-- Begin Record list --
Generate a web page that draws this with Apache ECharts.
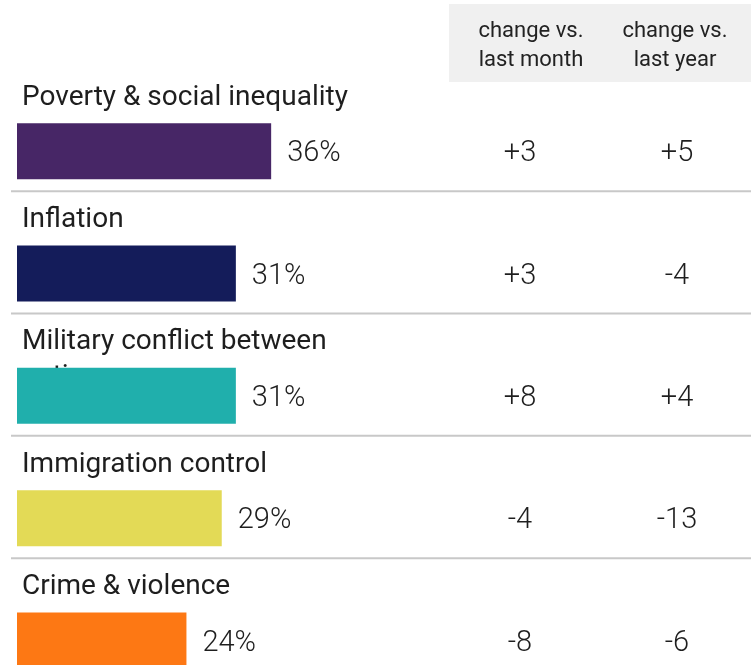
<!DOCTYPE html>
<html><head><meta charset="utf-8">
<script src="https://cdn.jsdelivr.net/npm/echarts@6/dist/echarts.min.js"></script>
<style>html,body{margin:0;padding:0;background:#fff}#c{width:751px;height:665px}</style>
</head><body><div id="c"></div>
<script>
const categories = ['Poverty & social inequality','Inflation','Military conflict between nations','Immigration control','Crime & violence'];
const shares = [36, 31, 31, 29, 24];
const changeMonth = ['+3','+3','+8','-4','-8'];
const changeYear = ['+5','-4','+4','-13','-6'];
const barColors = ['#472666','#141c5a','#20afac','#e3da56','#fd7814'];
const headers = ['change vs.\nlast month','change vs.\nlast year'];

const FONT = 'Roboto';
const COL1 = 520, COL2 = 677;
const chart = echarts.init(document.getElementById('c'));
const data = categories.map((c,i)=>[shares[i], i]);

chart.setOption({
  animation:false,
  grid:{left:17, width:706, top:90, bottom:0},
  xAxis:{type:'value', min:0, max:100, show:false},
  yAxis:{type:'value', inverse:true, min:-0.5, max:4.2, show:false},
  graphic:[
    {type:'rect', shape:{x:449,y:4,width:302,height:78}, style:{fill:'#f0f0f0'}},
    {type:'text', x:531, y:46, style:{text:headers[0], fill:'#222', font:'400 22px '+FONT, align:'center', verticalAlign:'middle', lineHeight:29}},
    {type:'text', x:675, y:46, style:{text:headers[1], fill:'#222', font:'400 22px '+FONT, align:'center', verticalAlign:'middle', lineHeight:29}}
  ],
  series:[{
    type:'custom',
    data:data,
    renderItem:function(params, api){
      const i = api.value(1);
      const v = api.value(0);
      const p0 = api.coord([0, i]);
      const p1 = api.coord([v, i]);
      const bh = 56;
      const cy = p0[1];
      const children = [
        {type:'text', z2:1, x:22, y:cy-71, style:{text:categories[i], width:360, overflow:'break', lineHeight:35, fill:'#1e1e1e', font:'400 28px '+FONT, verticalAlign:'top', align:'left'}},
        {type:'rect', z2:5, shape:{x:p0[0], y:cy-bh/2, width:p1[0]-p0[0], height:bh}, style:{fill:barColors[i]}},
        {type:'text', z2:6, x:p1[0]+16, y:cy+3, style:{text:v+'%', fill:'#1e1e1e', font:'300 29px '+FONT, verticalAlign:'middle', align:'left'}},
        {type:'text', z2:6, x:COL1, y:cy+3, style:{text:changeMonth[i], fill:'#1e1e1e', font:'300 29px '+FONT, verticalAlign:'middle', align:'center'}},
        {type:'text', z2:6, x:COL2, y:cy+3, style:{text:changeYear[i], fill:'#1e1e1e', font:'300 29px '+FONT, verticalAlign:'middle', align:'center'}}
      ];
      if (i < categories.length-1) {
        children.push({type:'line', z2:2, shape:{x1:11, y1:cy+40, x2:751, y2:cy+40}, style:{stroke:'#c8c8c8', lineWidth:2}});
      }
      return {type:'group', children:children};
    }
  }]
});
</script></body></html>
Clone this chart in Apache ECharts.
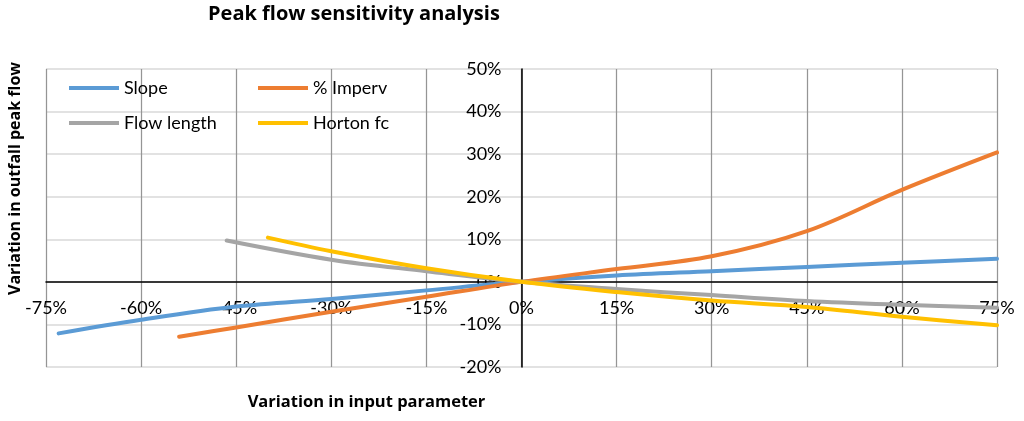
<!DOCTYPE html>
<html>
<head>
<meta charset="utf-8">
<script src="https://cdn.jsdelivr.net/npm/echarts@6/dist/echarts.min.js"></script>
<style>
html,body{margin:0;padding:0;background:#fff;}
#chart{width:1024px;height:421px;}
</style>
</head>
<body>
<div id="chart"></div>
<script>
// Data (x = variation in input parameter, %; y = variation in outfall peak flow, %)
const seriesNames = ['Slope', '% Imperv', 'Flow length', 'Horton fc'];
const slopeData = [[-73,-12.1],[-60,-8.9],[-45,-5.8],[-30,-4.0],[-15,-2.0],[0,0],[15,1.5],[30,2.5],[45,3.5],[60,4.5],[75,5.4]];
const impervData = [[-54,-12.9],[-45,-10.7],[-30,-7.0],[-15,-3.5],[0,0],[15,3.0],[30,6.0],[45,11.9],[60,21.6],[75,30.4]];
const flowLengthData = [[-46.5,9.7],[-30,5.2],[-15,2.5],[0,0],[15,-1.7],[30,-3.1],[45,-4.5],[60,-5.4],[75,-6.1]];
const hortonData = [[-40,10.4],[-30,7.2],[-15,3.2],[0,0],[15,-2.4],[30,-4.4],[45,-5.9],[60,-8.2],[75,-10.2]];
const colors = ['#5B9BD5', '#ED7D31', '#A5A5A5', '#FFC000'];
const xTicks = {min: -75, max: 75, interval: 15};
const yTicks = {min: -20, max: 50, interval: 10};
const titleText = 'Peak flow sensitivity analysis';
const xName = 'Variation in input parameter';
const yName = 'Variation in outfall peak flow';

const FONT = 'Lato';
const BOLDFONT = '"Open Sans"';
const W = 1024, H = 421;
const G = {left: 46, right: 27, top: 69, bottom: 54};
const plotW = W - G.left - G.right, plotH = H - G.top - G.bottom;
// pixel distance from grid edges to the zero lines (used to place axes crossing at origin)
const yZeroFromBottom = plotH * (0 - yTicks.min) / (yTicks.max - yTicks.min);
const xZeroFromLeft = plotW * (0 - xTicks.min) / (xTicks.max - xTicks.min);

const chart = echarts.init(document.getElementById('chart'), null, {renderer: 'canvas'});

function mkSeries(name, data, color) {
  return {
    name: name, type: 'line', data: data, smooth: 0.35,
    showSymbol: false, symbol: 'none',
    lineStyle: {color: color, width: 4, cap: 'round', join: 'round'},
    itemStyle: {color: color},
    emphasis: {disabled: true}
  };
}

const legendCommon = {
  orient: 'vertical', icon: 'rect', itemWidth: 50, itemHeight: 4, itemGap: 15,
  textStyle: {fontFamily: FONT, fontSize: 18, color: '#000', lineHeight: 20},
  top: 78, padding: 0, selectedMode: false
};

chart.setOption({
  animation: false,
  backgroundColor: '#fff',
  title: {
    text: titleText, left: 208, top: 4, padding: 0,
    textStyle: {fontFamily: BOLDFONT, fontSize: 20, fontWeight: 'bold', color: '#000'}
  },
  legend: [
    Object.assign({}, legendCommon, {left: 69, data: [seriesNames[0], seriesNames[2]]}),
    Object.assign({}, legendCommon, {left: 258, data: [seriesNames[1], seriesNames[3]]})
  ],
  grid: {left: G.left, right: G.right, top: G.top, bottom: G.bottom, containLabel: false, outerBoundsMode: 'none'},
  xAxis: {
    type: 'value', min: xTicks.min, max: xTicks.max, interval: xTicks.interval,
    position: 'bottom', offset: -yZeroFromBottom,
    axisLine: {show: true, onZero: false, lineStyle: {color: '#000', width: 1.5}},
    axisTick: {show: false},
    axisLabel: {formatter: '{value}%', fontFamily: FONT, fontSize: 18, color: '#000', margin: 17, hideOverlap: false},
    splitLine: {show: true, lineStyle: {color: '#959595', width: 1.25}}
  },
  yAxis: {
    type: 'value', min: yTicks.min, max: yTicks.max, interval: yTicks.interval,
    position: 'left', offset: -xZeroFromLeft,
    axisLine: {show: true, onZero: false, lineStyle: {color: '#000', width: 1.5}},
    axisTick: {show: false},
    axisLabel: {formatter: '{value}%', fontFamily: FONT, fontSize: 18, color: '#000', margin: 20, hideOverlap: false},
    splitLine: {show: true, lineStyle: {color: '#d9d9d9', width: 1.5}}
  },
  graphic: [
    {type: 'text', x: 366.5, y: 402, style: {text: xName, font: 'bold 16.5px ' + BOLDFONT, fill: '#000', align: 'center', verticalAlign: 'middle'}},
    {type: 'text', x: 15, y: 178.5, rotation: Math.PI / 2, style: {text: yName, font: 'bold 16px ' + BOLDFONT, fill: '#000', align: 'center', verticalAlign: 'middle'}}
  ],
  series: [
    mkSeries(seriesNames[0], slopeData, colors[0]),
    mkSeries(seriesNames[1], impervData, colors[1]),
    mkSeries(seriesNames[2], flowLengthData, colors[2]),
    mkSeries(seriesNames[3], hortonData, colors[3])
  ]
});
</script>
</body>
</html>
-- End Record list --
§ **To be done**
Repeat the records above exactly, from the first line through the line containing "const data = categories.map((c,i)=>[shares[i], i]);", and leave out the pictures.

§ **Expected answer**
Generate a web page that draws this with Apache ECharts.
<!DOCTYPE html>
<html><head><meta charset="utf-8">
<script src="https://cdn.jsdelivr.net/npm/echarts@6/dist/echarts.min.js"></script>
<style>html,body{margin:0;padding:0;background:#fff}#c{width:751px;height:665px}</style>
</head><body><div id="c"></div>
<script>
const categories = ['Poverty & social inequality','Inflation','Military conflict between nations','Immigration control','Crime & violence'];
const shares = [36, 31, 31, 29, 24];
const changeMonth = ['+3','+3','+8','-4','-8'];
const changeYear = ['+5','-4','+4','-13','-6'];
const barColors = ['#472666','#141c5a','#20afac','#e3da56','#fd7814'];
const headers = ['change vs.\nlast month','change vs.\nlast year'];

const FONT = 'Roboto';
const COL1 = 520, COL2 = 677;
const chart = echarts.init(document.getElementById('c'));
const data = categories.map((c,i)=>[shares[i], i]);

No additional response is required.